The weather was perfect so sitting on the lake and not catching anything was not a big thing. I then suggested to investigate a small stream or channel that came from the swampy area. It was easy to get the canoe back through the area and had a good flow of water and we were saw birds that were hiding in the weeds. It was a good place to feel isolated from the world.
Again, no fish on my line at Newton Falls next to the portage.
Midafternoon we headed back to Fall Lake and encountered some nice older guys from St Paul who had just spent a week on one of the interior lakes. They were packed to the gills and both now looked like the trip had worn them down. They had packed their map in the middle of their stuff and asked where the Fall Lake landing was located. We told them to follow us. They did for a while but I think that they must had been pretty tired of paddling as they showed up a good half and hour after us at the entry point.
This was a great paddle for us and renewed our bruised confidence after our Snowbank Lake day trip. We paddled a round trip total of 7.8 miles on this paddle and saw that maybe we didn’t need as much stuff as we saw in other canoes.
A small note here: Fall Lake entry point is crazy busy all the time! Most people are quickly in and courteous to others but we found the opposite also in big supply.

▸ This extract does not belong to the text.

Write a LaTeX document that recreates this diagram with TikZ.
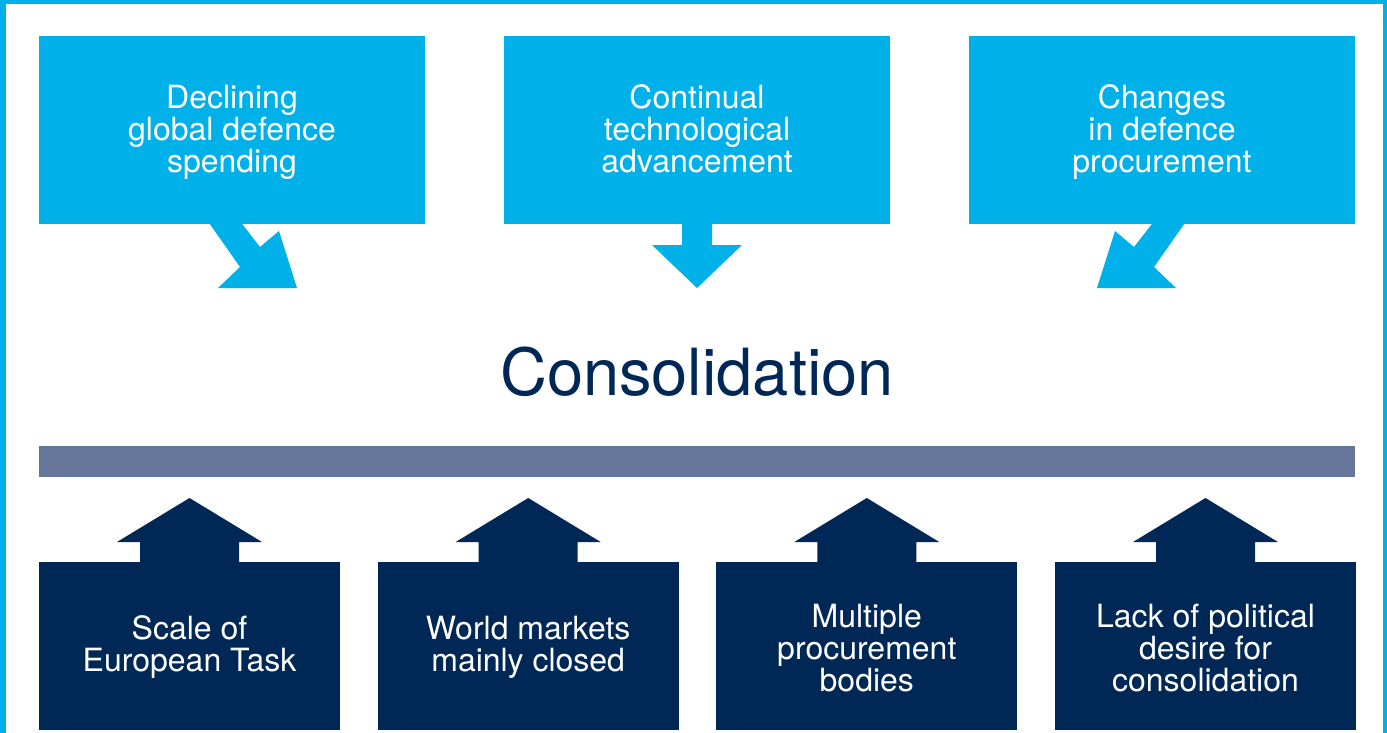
\documentclass[tikz,border=0pt]{standalone}
\usepackage{fontspec}
\setmainfont{TeX Gyre Heros}
\definecolor{skyblue}{HTML}{00B1E9}
\definecolor{navy}{HTML}{002856}
\definecolor{slate}{HTML}{66769A}
\tikzset{
  boxtext/.style={inner sep=0pt, align=center, text=white, font=\fontsize{32}{32}\selectfont, execute at begin node={\strut}, execute at end node={\strut}},
  topbox/.style={boxtext, fill=skyblue, minimum width=386pt, minimum height=188pt},
  lowbox/.style={boxtext, fill=navy, minimum width=301pt, minimum height=168pt},
  bigword/.style={anchor=base, text=navy, font=\fontsize{65}{70}\selectfont}
}
\begin{document}
\begin{tikzpicture}[x=1pt,y=-1pt]
\useasboundingbox (0,0) rectangle (1387,733);
\fill[white] (0,0) rectangle (1387,733);
\fill[skyblue] (0,0) rectangle (6,733);
\fill[skyblue] (0,0) rectangle (1387,4);
\fill[skyblue] (1383,0) rectangle (1387,733);

\fill[skyblue] (207,220) -- (239,220) -- (260,247) -- (279,231) -- (297,288) -- (218,288) -- (240,267) -- cycle;
\fill[skyblue] (682,220) -- (712,220) -- (712,245) -- (742,245) -- (697,288) -- (652,245) -- (682,245) -- cycle;
\fill[skyblue] (1187,220) -- (1155,220) -- (1134,247) -- (1115,231) -- (1097,288) -- (1176,288) -- (1154,267) -- cycle;

\node[topbox] (spend) at (232,130) {};
\node[topbox] (tech) at (697,130) {};
\node[topbox] (proc) at (1162,130) {};
\node[boxtext] (spendtext) at (232,133.6) {Declining\\global defence\\spending};
\node[boxtext] (techtext) at (697,133.6) {Continual\\technological\\advancement};
\node[boxtext] (proctext) at (1162,133.6) {Changes\\in defence\\procurement};

\node[bigword] (consol) at (697,395) {Consolidation};

\node[fill=slate, minimum width=1316pt, minimum height=31pt, inner sep=0pt] (bar) at (697,461.5) {};

\foreach \cx in {189.5,528.2,866.8,1205.5}
  \fill[navy] (\cx-49.5,566) -- (\cx-49.5,542) -- (\cx-72.5,542) -- (\cx,498) -- (\cx+72.5,542) -- (\cx+49.5,542) -- (\cx+49.5,566) -- cycle;

\node[lowbox] (scale) at (189.5,646) {};
\node[lowbox] (markets) at (528.2,646) {};
\node[lowbox] (bodies) at (866.8,646) {};
\node[lowbox] (desire) at (1205.5,646) {};
\node[boxtext] (scaletext) at (189.5,648.6) {Scale of\\European Task};
\node[boxtext] (marketstext) at (528.2,648.6) {World markets\\mainly closed};
\node[boxtext] (bodiestext) at (866.8,652.6) {Multiple\\procurement\\bodies};
\node[boxtext] (desiretext) at (1205.5,652.6) {Lack of political\\desire for\\consolidation};
\end{tikzpicture}
\end{document}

Meaning those who had no regard for anyone else at the landing. For example; people fishing off the dock with fishing equipment, people, and dogs right in the way that made no effort to move as the paddlers or boats came in. People who were rude pushing their equipment in front of our equipment at the launch without a word of apology or consideration. This we found was a bit much and quietly went about our business but were disappointed that the world has turned so rude.
I will leave on a high note. We did encounter some nice people along this landing who were helpful and kind. We saw that they mostly had kids with them and so maybe leading by example will create a more courteous generation of paddlers and lake lovers.